Borris died in 1996. The O’Tooles, then in their 70s, sold the theater to Kathleen Nadolny in 2000. (The O’Tooles now manage the Delaware Children’s Theater.) Nadolny brought the Millers down from New York to stage musicals.

“When we were doing shows for her, Kathleen would talk about selling the place, and that got us thinking,” Jody Miller says. “Robert’s roots were here. We wanted a more settled life. When Kathleen was ready to sell, we bought it.”

In 2004, the Millers opened the New Candlelight with “A Chorus Line.” They revived the children’s theater matinees and a summer children’s theater camp.

And they gave the food operation to John Preece, who, in addition to being executive chef for a dozen dinner theaters from Maryland to Pennsylvania, has done more than 3,000 performances in various productions of “Fiddler on the Roof” and was most recently seen as Don Quixote in the Candlelight’s production of “Man of La Mancha.”

“I’ll tell you what killed the dinner theaters,” Preece says. “This is a very hard business to run because it combines two of the most risky businesses there is, and most of the people who opened up dinner theaters had no idea what they were getting into. As soon as they ran into problems or their expenses got out of hand, they would cut back on the food quality and the production values, and people didn’t return. So dinner theater developed a reputation that’s been like a weight around our necks. It’s been an incredible uphill battle for us because we’re small. We’re not easy to find. We’ve been ignored by the Philadelphia papers so far, but we’re hoping that they’ll begin to pay attention.”

To gain distinction for the Candlelight, the Millers joined the Philadelphia Theatre Alliance, an organization of more than 100 playhouses and theater companies, including the Delaware Shakespeare Festival and the Delaware Theatre Company. In October of each year the Theatre Alliance hosts the Barrymore Awards, and the Millers want to be in the running in 2007 for Best Musical.

Says Robert, “We’ve gone to Philadelphia, and we’ve seen what the bigger theaters do, with more money, and we think our shows, and our actors, are as good, if not better. We can say that because Jody and I are actors. For us, it’s always been about the artistry, which, for an actor, is having each performance be the absolute best you can do.”

This, Stroman agrees, is what a life in the theater is all about.
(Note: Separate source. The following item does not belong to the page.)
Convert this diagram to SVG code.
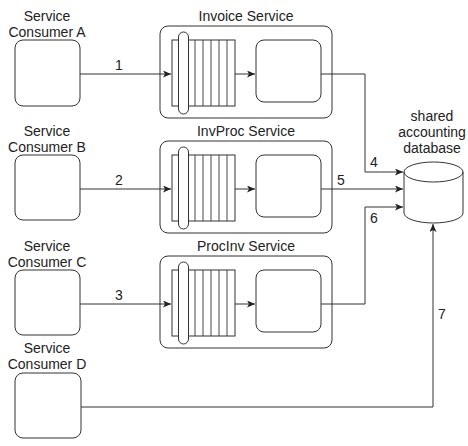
<svg xmlns="http://www.w3.org/2000/svg" width="468" height="446" viewBox="0 0 468 446">
<defs>
<style>
text{font-family:"Liberation Sans",Arial,sans-serif;font-size:14px;fill:#222}
.c{text-anchor:middle}
.box{fill:#fff;stroke:#333;stroke-width:1}
.ln{fill:none;stroke:#333;stroke-width:1}
.q{fill:none;stroke:#333;stroke-width:0.9}
</style>
<marker id="ah" markerWidth="9" markerHeight="8" refX="8" refY="3.5" orient="auto" markerUnits="userSpaceOnUse">
<path d="M0,0 L8,3.5 L0,7 L2,3.5 Z" fill="#222"/>
</marker>
<g id="svc">
<rect class="box" x="160" y="26" width="172" height="92" rx="8"/>
<rect class="box" x="172" y="40" width="63" height="66"/>
<path class="q" d="M195,40V106M203,40V106M211,40V106M219,40V106M227,40V106"/>
<rect class="box" x="178.5" y="32" width="10" height="82" rx="5"/>
<rect class="box" x="256" y="40" width="65" height="62" rx="8"/>
<path class="ln" d="M235,74H255" marker-end="url(#ah)"/>
</g>
</defs>

<g id="consumerA">
<rect class="box" x="15" y="40" width="65" height="66" rx="8"/>
<text class="c" x="47" y="21">Service</text>
<text class="c" x="47" y="37">Consumer A</text>
</g>
<g id="consumerB">
<rect class="box" x="15" y="155" width="65" height="65" rx="8"/>
<text class="c" x="47" y="136">Service</text>
<text class="c" x="47" y="152">Consumer B</text>
</g>
<g id="consumerC">
<rect class="box" x="15" y="270" width="65" height="65" rx="8"/>
<text class="c" x="47" y="251">Service</text>
<text class="c" x="47" y="267">Consumer C</text>
</g>
<g id="consumerD">
<rect class="box" x="15" y="373" width="66" height="65" rx="8"/>
<text class="c" x="47" y="353">Service</text>
<text class="c" x="47" y="369">Consumer D</text>
</g>

<g id="invoiceService">
<use href="#svc"/>
<text class="c" x="246" y="21">Invoice Service</text>
</g>
<g id="invProcService">
<use href="#svc" transform="translate(0,115)"/>
<text class="c" x="246" y="136">InvProc Service</text>
</g>
<g id="procInvService">
<use href="#svc" transform="translate(0,230)"/>
<text class="c" x="246" y="251">ProcInv Service</text>
</g>

<g id="database">
<path class="box" d="M404,172 A29.5,10 0 0 1 463,172 V213 A29.5,10 0 0 1 404,213 Z"/>
<path class="ln" d="M404,172 A29.5,10 0 0 0 463,172"/>
<text class="c" x="432" y="121">shared</text>
<text class="c" x="432" y="137">accounting</text>
<text class="c" x="432" y="153">database</text>
</g>

<g id="connectors">
<path class="ln" d="M80,74H171" marker-end="url(#ah)"/>
<path class="ln" d="M80,189H171" marker-end="url(#ah)"/>
<path class="ln" d="M80,304H171" marker-end="url(#ah)"/>
<path class="ln" d="M321,74H365V172H403" marker-end="url(#ah)"/>
<path class="ln" d="M321,189H403" marker-end="url(#ah)"/>
<path class="ln" d="M321,304H365V207H403" marker-end="url(#ah)"/>
<path class="ln" d="M81,407H433V224" marker-end="url(#ah)"/>
<text x="115" y="70">1</text>
<text x="115" y="185">2</text>
<text x="115" y="300">3</text>
<text x="370" y="167">4</text>
<text x="337" y="185">5</text>
<text x="370" y="223">6</text>
<text x="438" y="319">7</text>
</g>
</svg>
“If someone has a performer inside of them, they’re going to give it their all. The people who are real performers will play to a Candlelight audience as they would play to the audience at Madison Square Garden. Every show I performed at Candlelight, I felt the same as when I started performing on Broadway. Once you get that bug to live and die in the theater, it never leaves you.”